Title: The Age of Miracles
Author: Karen Thompson Walker
Pages: 369
Publisher: Simon and Schuster
Description:
"It is never what you worry over that comes to pass in the end. The real catastrophies are always different - unimagined, unprepared for, unknown...." What if out 24-hour day grew longer, first in minutes, then in hours, until day becomes night and night becomes day? What effect would this slowing have on the world? On the birds in the sky, the whales in the sea, the astronauts in space, and on an eleven-year-old girl, grappling with emotional changes in her own life...? One morning, Julia and her parents wake up in their suburban home in California to discover, along with the rest of the world, that the rotation of the earth is noticeably slowing. The enormity of this is almost beyond comprehension. and yet, even if the world is, in fact, coming to an end, as some assert, day-to-day life must go on. Julia, facing the loneliness and despair of an awkward adolescence, witnesses the impac of this phenomenon on the world, on the community, on her famil and on herself.
My thoughts:
First-time author Karen Thompson Walker's
The Age of Miracles will be a delight, a fresh voice for those who are bored of reading very similar books in the YA genre.
We take the 24 hours in a day for granted; in fact, we plan our entire lives around it, second by second.
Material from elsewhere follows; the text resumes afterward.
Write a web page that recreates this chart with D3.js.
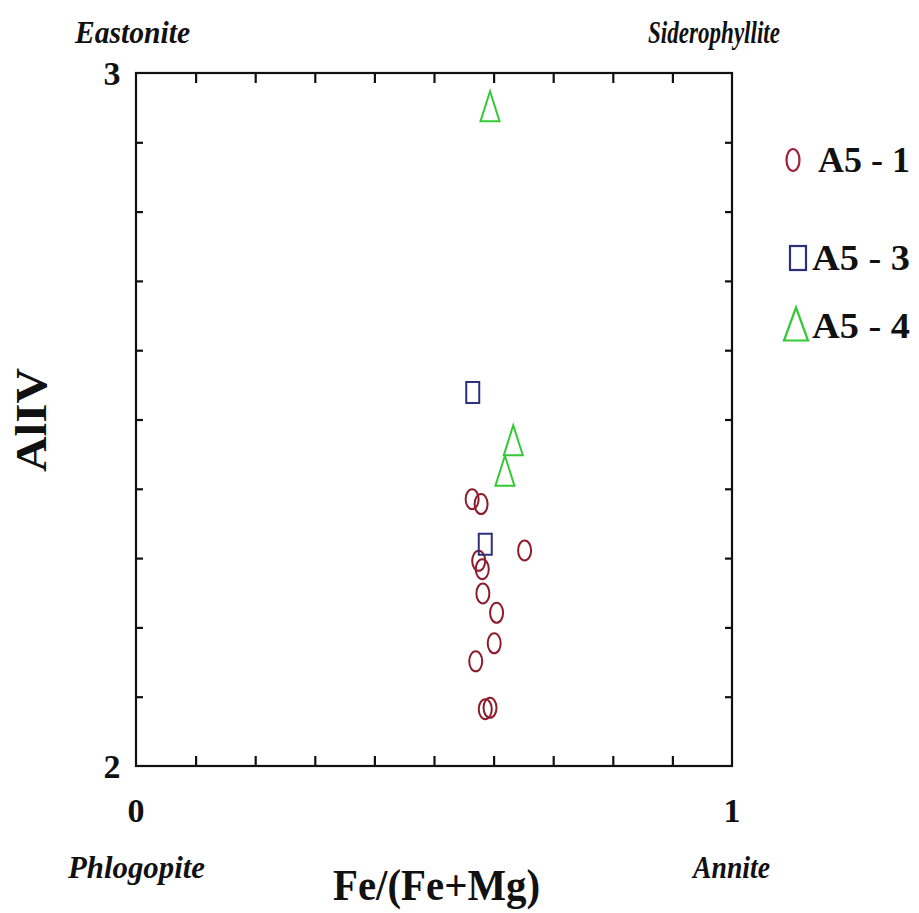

I use my phone's clock, and I've aligned it with the clock that public transportation uses because I never would be on time for work. In
The Age of Miracles, all this turns upside down. Days and nights start getting longer, slowly but surely. 11-year-old Juliet, who lives in the suburbs of California tells us that sometimes 20 hours pass between the rising and setting of the sun. The majority of the people in her community continue to live their lives by the 24-hour system, and those who choose to live by the rising and setting of the sun are mostly considered freaks.
We see how the world changes through Juliet's eyes. The world continues to spin, but birds and other animals as well as plants start dying. Some people continue their lives as if nothing has happened, nothing is wrong, while some truly believe that the world is coming to an end. Among this commotion, Juliet also deals with the hardship of leaving childhood and becoming a young girl. I liked that these hardships weren't overdramatized; Juliet's problems are problems that every 11-year-old faces, will face. Because she's not one of the popular girls at school, she battles with loneliness. She's trying to win the affections of the boy she likes. And, she witnesses how her parents solve their problems.
The only part of the book that was tough for me was keeping in mind that Juliet is 11. Throughout the entire book, I felt like she was at least 15-16. Since I don't really have any kids around me, I'm not sure what 11-year olds act like these days, so I can't say for certain if anyone will feel the same way. I do definitely think this worth a read for those who are looking for something different.